### Problem requirements
Copy everything in the listing below word for word, apart from any images.
··········
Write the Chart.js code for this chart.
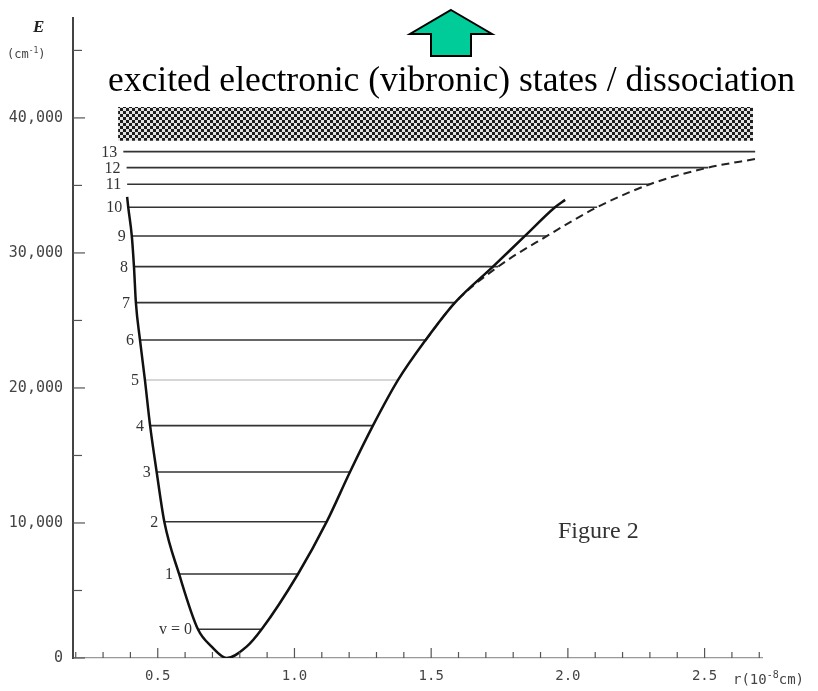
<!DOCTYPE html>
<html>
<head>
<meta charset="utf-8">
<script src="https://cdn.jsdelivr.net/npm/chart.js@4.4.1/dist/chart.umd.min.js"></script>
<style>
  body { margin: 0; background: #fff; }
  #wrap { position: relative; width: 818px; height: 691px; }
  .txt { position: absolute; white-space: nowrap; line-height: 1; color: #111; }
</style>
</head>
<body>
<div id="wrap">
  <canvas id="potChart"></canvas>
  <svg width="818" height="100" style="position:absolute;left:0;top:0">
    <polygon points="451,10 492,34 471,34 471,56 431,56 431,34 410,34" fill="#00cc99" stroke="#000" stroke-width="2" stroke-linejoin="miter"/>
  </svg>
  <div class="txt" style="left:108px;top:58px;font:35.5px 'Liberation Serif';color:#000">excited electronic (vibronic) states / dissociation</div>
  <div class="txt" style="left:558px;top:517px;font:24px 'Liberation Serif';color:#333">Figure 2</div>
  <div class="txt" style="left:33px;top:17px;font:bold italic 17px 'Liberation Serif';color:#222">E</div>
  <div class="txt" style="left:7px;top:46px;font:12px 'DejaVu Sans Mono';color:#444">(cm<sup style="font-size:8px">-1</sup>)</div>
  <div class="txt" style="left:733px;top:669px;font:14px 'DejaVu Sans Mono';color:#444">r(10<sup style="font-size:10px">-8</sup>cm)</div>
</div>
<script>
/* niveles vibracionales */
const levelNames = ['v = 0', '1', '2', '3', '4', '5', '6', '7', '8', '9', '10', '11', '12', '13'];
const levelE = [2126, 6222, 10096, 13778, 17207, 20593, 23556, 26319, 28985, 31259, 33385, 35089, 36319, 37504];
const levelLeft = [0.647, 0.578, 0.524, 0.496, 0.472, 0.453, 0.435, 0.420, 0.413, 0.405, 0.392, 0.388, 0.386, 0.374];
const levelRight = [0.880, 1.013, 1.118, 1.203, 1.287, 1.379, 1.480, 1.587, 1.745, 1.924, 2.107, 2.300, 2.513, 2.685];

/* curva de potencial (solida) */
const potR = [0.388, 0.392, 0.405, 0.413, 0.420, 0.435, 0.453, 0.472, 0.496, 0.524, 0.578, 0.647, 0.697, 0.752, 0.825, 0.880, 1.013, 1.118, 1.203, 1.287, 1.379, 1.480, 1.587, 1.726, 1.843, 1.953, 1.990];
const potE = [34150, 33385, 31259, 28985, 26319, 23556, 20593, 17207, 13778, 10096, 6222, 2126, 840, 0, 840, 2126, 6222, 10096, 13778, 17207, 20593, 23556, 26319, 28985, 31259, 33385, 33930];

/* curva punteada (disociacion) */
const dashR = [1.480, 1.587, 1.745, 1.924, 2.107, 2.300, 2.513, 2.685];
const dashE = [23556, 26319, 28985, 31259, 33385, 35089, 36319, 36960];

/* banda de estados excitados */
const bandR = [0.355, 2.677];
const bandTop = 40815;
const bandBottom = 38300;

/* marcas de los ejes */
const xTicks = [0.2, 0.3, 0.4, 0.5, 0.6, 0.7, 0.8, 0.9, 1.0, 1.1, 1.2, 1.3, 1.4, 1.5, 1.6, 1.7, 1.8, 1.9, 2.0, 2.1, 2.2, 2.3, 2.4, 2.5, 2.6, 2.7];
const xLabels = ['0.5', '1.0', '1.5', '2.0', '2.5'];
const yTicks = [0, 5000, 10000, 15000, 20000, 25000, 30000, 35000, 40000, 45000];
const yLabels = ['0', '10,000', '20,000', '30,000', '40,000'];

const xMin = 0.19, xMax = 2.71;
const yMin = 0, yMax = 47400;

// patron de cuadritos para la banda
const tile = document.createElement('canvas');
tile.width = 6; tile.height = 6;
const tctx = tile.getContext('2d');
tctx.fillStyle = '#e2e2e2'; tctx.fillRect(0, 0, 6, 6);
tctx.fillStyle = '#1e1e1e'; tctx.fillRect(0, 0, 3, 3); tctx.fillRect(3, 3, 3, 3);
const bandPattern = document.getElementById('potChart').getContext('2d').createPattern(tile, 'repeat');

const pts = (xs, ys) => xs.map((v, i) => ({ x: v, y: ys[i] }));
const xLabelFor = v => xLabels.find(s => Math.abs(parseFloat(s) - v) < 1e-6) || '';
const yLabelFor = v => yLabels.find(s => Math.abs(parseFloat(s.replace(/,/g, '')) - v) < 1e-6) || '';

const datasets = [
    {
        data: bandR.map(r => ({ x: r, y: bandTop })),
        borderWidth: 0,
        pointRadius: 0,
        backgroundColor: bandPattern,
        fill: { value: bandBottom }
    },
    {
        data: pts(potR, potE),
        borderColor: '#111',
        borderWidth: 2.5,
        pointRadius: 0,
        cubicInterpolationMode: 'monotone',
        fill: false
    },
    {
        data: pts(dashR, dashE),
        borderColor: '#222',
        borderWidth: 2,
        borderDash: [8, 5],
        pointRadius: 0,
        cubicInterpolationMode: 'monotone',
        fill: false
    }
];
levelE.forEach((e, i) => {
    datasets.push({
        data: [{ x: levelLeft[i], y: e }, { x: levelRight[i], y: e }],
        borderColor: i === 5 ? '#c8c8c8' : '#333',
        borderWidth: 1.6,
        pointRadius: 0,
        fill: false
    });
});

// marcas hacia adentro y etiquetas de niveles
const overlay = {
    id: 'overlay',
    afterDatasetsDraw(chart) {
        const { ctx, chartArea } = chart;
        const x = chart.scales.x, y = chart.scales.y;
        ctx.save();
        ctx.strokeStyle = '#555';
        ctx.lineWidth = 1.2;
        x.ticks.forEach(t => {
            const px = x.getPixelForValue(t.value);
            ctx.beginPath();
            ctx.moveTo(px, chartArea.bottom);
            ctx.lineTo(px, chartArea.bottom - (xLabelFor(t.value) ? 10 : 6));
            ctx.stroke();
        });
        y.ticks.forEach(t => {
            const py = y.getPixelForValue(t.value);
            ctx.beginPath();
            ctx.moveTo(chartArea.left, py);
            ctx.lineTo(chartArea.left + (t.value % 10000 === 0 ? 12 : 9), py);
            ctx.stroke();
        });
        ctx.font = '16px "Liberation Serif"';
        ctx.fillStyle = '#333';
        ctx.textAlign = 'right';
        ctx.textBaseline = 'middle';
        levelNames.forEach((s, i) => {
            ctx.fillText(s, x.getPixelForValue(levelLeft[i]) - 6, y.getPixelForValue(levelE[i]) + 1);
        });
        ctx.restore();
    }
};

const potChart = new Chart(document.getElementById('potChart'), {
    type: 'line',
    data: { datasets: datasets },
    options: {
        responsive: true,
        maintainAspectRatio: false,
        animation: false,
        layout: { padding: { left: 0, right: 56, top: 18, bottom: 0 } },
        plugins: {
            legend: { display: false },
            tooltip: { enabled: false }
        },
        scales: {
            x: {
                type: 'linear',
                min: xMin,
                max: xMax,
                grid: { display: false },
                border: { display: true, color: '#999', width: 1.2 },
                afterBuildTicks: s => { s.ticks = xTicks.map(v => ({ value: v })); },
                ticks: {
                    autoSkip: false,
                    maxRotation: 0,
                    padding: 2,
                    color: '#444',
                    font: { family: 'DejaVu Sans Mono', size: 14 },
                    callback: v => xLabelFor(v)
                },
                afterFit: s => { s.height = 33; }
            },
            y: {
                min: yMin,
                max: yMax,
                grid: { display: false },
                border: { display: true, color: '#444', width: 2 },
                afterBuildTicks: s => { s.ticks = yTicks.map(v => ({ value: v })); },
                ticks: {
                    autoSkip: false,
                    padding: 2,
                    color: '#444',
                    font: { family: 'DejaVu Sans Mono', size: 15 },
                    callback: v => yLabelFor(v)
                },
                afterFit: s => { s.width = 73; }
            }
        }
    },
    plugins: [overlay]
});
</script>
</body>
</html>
··········
### Full response
Write the Chart.js code for this chart.
<!DOCTYPE html>
<html>
<head>
<meta charset="utf-8">
<script src="https://cdn.jsdelivr.net/npm/chart.js@4.4.1/dist/chart.umd.min.js"></script>
<style>
  body { margin: 0; background: #fff; }
  #wrap { position: relative; width: 818px; height: 691px; }
  .txt { position: absolute; white-space: nowrap; line-height: 1; color: #111; }
</style>
</head>
<body>
<div id="wrap">
  <canvas id="potChart"></canvas>
  <svg width="818" height="100" style="position:absolute;left:0;top:0">
    <polygon points="451,10 492,34 471,34 471,56 431,56 431,34 410,34" fill="#00cc99" stroke="#000" stroke-width="2" stroke-linejoin="miter"/>
  </svg>
  <div class="txt" style="left:108px;top:58px;font:35.5px 'Liberation Serif';color:#000">excited electronic (vibronic) states / dissociation</div>
  <div class="txt" style="left:558px;top:517px;font:24px 'Liberation Serif';color:#333">Figure 2</div>
  <div class="txt" style="left:33px;top:17px;font:bold italic 17px 'Liberation Serif';color:#222">E</div>
  <div class="txt" style="left:7px;top:46px;font:12px 'DejaVu Sans Mono';color:#444">(cm<sup style="font-size:8px">-1</sup>)</div>
  <div class="txt" style="left:733px;top:669px;font:14px 'DejaVu Sans Mono';color:#444">r(10<sup style="font-size:10px">-8</sup>cm)</div>
</div>
<script>
/* niveles vibracionales */
const levelNames = ['v = 0', '1', '2', '3', '4', '5', '6', '7', '8', '9', '10', '11', '12', '13'];
const levelE = [2126, 6222, 10096, 13778, 17207, 20593, 23556, 26319, 28985, 31259, 33385, 35089, 36319, 37504];
const levelLeft = [0.647, 0.578, 0.524, 0.496, 0.472, 0.453, 0.435, 0.420, 0.413, 0.405, 0.392, 0.388, 0.386, 0.374];
const levelRight = [0.880, 1.013, 1.118, 1.203, 1.287, 1.379, 1.480, 1.587, 1.745, 1.924, 2.107, 2.300, 2.513, 2.685];

/* curva de potencial (solida) */
const potR = [0.388, 0.392, 0.405, 0.413, 0.420, 0.435, 0.453, 0.472, 0.496, 0.524, 0.578, 0.647, 0.697, 0.752, 0.825, 0.880, 1.013, 1.118, 1.203, 1.287, 1.379, 1.480, 1.587, 1.726, 1.843, 1.953, 1.990];
const potE = [34150, 33385, 31259, 28985, 26319, 23556, 20593, 17207, 13778, 10096, 6222, 2126, 840, 0, 840, 2126, 6222, 10096, 13778, 17207, 20593, 23556, 26319, 28985, 31259, 33385, 33930];

/* curva punteada (disociacion) */
const dashR = [1.480, 1.587, 1.745, 1.924, 2.107, 2.300, 2.513, 2.685];
const dashE = [23556, 26319, 28985, 31259, 33385, 35089, 36319, 36960];

/* banda de estados excitados */
const bandR = [0.355, 2.677];
const bandTop = 40815;
const bandBottom = 38300;

/* marcas de los ejes */
const xTicks = [0.2, 0.3, 0.4, 0.5, 0.6, 0.7, 0.8, 0.9, 1.0, 1.1, 1.2, 1.3, 1.4, 1.5, 1.6, 1.7, 1.8, 1.9, 2.0, 2.1, 2.2, 2.3, 2.4, 2.5, 2.6, 2.7];
const xLabels = ['0.5', '1.0', '1.5', '2.0', '2.5'];
const yTicks = [0, 5000, 10000, 15000, 20000, 25000, 30000, 35000, 40000, 45000];
const yLabels = ['0', '10,000', '20,000', '30,000', '40,000'];

const xMin = 0.19, xMax = 2.71;
const yMin = 0, yMax = 47400;

// patron de cuadritos para la banda
const tile = document.createElement('canvas');
tile.width = 6; tile.height = 6;
const tctx = tile.getContext('2d');
tctx.fillStyle = '#e2e2e2'; tctx.fillRect(0, 0, 6, 6);
tctx.fillStyle = '#1e1e1e'; tctx.fillRect(0, 0, 3, 3); tctx.fillRect(3, 3, 3, 3);
const bandPattern = document.getElementById('potChart').getContext('2d').createPattern(tile, 'repeat');

const pts = (xs, ys) => xs.map((v, i) => ({ x: v, y: ys[i] }));
const xLabelFor = v => xLabels.find(s => Math.abs(parseFloat(s) - v) < 1e-6) || '';
const yLabelFor = v => yLabels.find(s => Math.abs(parseFloat(s.replace(/,/g, '')) - v) < 1e-6) || '';

const datasets = [
    {
        data: bandR.map(r => ({ x: r, y: bandTop })),
        borderWidth: 0,
        pointRadius: 0,
        backgroundColor: bandPattern,
        fill: { value: bandBottom }
    },
    {
        data: pts(potR, potE),
        borderColor: '#111',
        borderWidth: 2.5,
        pointRadius: 0,
        cubicInterpolationMode: 'monotone',
        fill: false
    },
    {
        data: pts(dashR, dashE),
        borderColor: '#222',
        borderWidth: 2,
        borderDash: [8, 5],
        pointRadius: 0,
        cubicInterpolationMode: 'monotone',
        fill: false
    }
];
levelE.forEach((e, i) => {
    datasets.push({
        data: [{ x: levelLeft[i], y: e }, { x: levelRight[i], y: e }],
        borderColor: i === 5 ? '#c8c8c8' : '#333',
        borderWidth: 1.6,
        pointRadius: 0,
        fill: false
    });
});

// marcas hacia adentro y etiquetas de niveles
const overlay = {
    id: 'overlay',
    afterDatasetsDraw(chart) {
        const { ctx, chartArea } = chart;
        const x = chart.scales.x, y = chart.scales.y;
        ctx.save();
        ctx.strokeStyle = '#555';
        ctx.lineWidth = 1.2;
        x.ticks.forEach(t => {
            const px = x.getPixelForValue(t.value);
            ctx.beginPath();
            ctx.moveTo(px, chartArea.bottom);
            ctx.lineTo(px, chartArea.bottom - (xLabelFor(t.value) ? 10 : 6));
            ctx.stroke();
        });
        y.ticks.forEach(t => {
            const py = y.getPixelForValue(t.value);
            ctx.beginPath();
            ctx.moveTo(chartArea.left, py);
            ctx.lineTo(chartArea.left + (t.value % 10000 === 0 ? 12 : 9), py);
            ctx.stroke();
        });
        ctx.font = '16px "Liberation Serif"';
        ctx.fillStyle = '#333';
        ctx.textAlign = 'right';
        ctx.textBaseline = 'middle';
        levelNames.forEach((s, i) => {
            ctx.fillText(s, x.getPixelForValue(levelLeft[i]) - 6, y.getPixelForValue(levelE[i]) + 1);
        });
        ctx.restore();
    }
};

const potChart = new Chart(document.getElementById('potChart'), {
    type: 'line',
    data: { datasets: datasets },
    options: {
        responsive: true,
        maintainAspectRatio: false,
        animation: false,
        layout: { padding: { left: 0, right: 56, top: 18, bottom: 0 } },
        plugins: {
            legend: { display: false },
            tooltip: { enabled: false }
        },
        scales: {
            x: {
                type: 'linear',
                min: xMin,
                max: xMax,
                grid: { display: false },
                border: { display: true, color: '#999', width: 1.2 },
                afterBuildTicks: s => { s.ticks = xTicks.map(v => ({ value: v })); },
                ticks: {
                    autoSkip: false,
                    maxRotation: 0,
                    padding: 2,
                    color: '#444',
                    font: { family: 'DejaVu Sans Mono', size: 14 },
                    callback: v => xLabelFor(v)
                },
                afterFit: s => { s.height = 33; }
            },
            y: {
                min: yMin,
                max: yMax,
                grid: { display: false },
                border: { display: true, color: '#444', width: 2 },
                afterBuildTicks: s => { s.ticks = yTicks.map(v => ({ value: v })); },
                ticks: {
                    autoSkip: false,
                    padding: 2,
                    color: '#444',
                    font: { family: 'DejaVu Sans Mono', size: 15 },
                    callback: v => yLabelFor(v)
                },
                afterFit: s => { s.width = 73; }
            }
        }
    },
    plugins: [overlay]
});
</script>
</body>
</html>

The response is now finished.